Chung Sang-Hwa's Work K-3

Installation view from Chung Sang Hwa Excavations: 1964-78 at Levy Gorvy London

Work K-3

1970

Acrylic, kaolin and oil on canvas
64 x 51 5/16 inches (162.2 x 130.3 cm)
© Chung Sang-Hwa

The process is about the absolute elements which construct the flat surface. It is simply the instinct of the artist to carry this out. You are completely immersed in the process and you just let it happen. There is no need to overthink, but at the same time, each and every step is thoughtfully executed.
—Chung Sang-Hwa

Chung Sang-Hwa moved to Paris in 1967 to study the works of art he had previously only been able to see as reproductions in books and periodicals. Learning French and visiting galleries and museums, he immersed himself deeply in contemporary art and art history. In 1969, Chung moved to Kobe, Japan, where he advanced his exploration of composition and process, and furthered his engagement with the international avant-garde. There, he befriended Jiro Yoshihara, one of the founders of the radical Gutai group. Chung has cited the influence of the works by others in their milieu as helping determine the rhythms of his ritualistic painting methodology. These encounters would eventually lead to his groundbreaking canvases that integrate his innovative process with the systematic order of the grid.

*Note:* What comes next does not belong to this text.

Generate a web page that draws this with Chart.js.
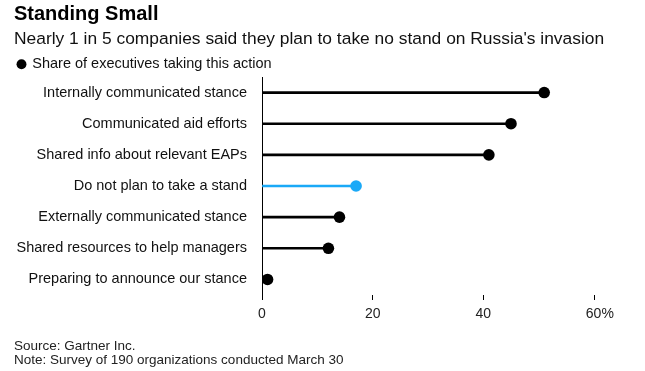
<!DOCTYPE html>
<html>
<head>
<meta charset="utf-8">
<script src="https://cdn.jsdelivr.net/npm/chart.js@4"></script>
<style>
  body { margin: 0; background: #fff; font-family: "Liberation Sans", Arial, sans-serif; }
  #wrap { position: relative; width: 645px; height: 371px; overflow: hidden; }
  #chart { position: absolute; left: 0; top: 0; }
  .txt { position: absolute; left: 14px; color: #000; white-space: nowrap; }
  #title { top: 2px; font-size: 20px; font-weight: bold; }
  #subtitle { top: 28px; font-size: 17.4px; color: #111; }
  #source { top: 338px; font-size: 13.5px; color: #222; }
  #note { top: 352px; font-size: 13.5px; color: #222; }
</style>
</head>
<body>
<div id="wrap">
  <canvas id="chart" width="645" height="371"></canvas>
  <div class="txt" id="title">Standing Small</div>
  <div class="txt" id="subtitle">Nearly 1 in 5 companies said they plan to take no stand on Russia's invasion</div>
  <div class="txt" id="source">Source: Gartner Inc.</div>
  <div class="txt" id="note">Note: Survey of 190 organizations conducted March 30</div>
</div>
<script>
const categories = [
    'Internally communicated stance',
    'Communicated aid efforts',
    'Shared info about relevant EAPs',
    'Do not plan to take a stand',
    'Externally communicated stance',
    'Shared resources to help managers',
    'Preparing to announce our stance'
];
const shares = [51, 45, 41, 17, 14, 12, 1];
const xTicks = [0, 20, 40, 60];

const highlight = 'Do not plan to take a stand';
const colors = categories.map(c => c === highlight ? '#1aa9f7' : '#000000');
const font = { family: '"Liberation Sans", Arial, sans-serif', size: 14.5 };

// 棒 + 点で lollipop を作る
const ctx = document.getElementById('chart').getContext('2d');
const chart = new Chart(ctx, {
    type: 'bar',
    data: {
        labels: categories,
        datasets: [{
            type: 'line',
            label: 'Share of executives taking this action',
            data: shares,
            showLine: false,
            pointRadius: 5.8,
            pointHoverRadius: 5.8,
            pointBackgroundColor: colors,
            pointBorderWidth: 0,
            backgroundColor: colors,
            borderColor: colors,
            order: 0
        }, {
            label: 'stem',
            data: shares,
            backgroundColor: colors,
            barThickness: 2,
            order: 1
        }]
    },
    options: {
        indexAxis: 'y',
        responsive: false,
        animation: false,
        layout: { padding: { left: 14, right: 51, top: 53, bottom: 47 } },
        plugins: {
            tooltip: { enabled: false },
            legend: {
                align: 'start',
                maxHeight: 24,
                labels: {
                    filter: item => item.datasetIndex === 0,
                    usePointStyle: true,
                    pointStyle: 'circle',
                    boxWidth: 7,
                    boxHeight: 7,
                    padding: 4,
                    color: '#111',
                    font: font
                }
            }
        },
        scales: {
            x: {
                min: 0,
                max: 60,
                afterBuildTicks: s => { s.ticks = xTicks.map(v => ({ value: v })); },
                afterFit: s => { s.height = 29; },
                border: { display: false },
                grid: { drawOnChartArea: false, drawTicks: true, tickLength: 5, color: '#000' },
                ticks: {
                    padding: 6,
                    color: '#222',
                    font: { family: font.family, size: 14 },
                    // "60" を目盛の中央に置き、% ははみ出させる
                    callback: v => v === 60 ? '   60%' : v
                }
            },
            y: {
                afterFit: s => { s.width = 248; },
                border: { display: true, color: '#000', width: 1 },
                grid: { display: false, drawTicks: false },
                ticks: {
                    padding: 15,
                    color: '#111',
                    font: font
                }
            }
        }
    }
});
</script>
</body>
</html>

In conjunction with his early exploration of color and gestural mark-making in his initial pursuit of the Korean informel style in the 1960s, Chung focused on materiality as he continued to refine his approach. Work K-3 (1970)—a confluence of rich brown and cool grey passages with undulating white shapes upon a heavy canvas—was created soon after he relocated to Kobe and spent time traveling between Japan, France, and Korea. Painting with a mixture of kaolin with acrylic and oils, he applies and removes these unorthodox materials in numerous stages to compose distinctive paintings with multilayered surfaces and subtle geometric configurations. The loose grouping of abstract shapes conceals a grid of circular forms that guide the composition of the painting. Through layers of considered application and removal of his materials, which has become the core of his signature process, Chung arrives at complex configurations informed by an underlying organizational principle. He insists on maintaining control of every component, calculating ahead of time the resulting tonal qualities of his palette. Through the numerous phases of painting, he intuitively removes what he deems unnecessary and leaves what is integral to create a “sense of distance” as well as subtle depth and variation. Chung’s dedicated inquiry of materiality, dimensionality, and color would lead to his important contributions to Dansaekhwa and postwar modernist painting.